Here are the five most important things you need to know about immigration and citizenship law:
1. To naturalize, you must have been a permanent resident (green card holder) for five continuous years, three years if you have been married to and living with the same U.S. citizen spouse while a permanent resident. Special rules apply to asylees, refugees, active military service members and veterans.
If you have been abroad for more than six continuous months, you may need to explain why you were away so long. If you have been abroad for a continuous year or longer, speak to an immigration law expert before applying for U.S. citizenship.2. If you have one of these family members, you may qualify for a green card: the spouse of a U.S. citizen or permanent resident, son or daughter of a U.S. citizen (married or single), unmarried son or daughter of a permanent resident, and brother or sister of a U.S. citizen.
Children born “illegitimate” often count as “children” or “son or daughter” when U.S. Citizenship and Immigration Services considers a parent/child relationship.
3. If you saw an immigration officer when you last entered the United States, you can interview here for permanent residence, the process called “adjustment of status,” if you are the spouse of a U.S. citizen, parent of a U.S. citizen age 21 or older, or the unmarried child under 21 of a U.S. citizen.
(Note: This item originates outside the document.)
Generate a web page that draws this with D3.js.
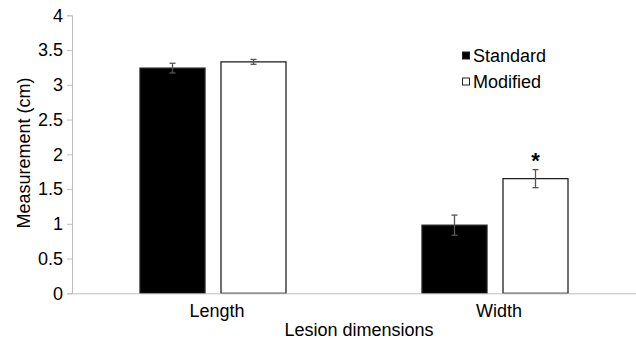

That’s true no matter your status before or after that last entry.
4. If you got your green card before age 18, and one of your parents was a U.S. citizen or became a U.S. citizen before you turned 18, you may have become a U.S. citizen automatically through a parent.
5. Only a lawyer, a paralegal supervised by a lawyer, or an individual accredited by the Board of Immigration Appeals is authorized to give you immigration legal advice.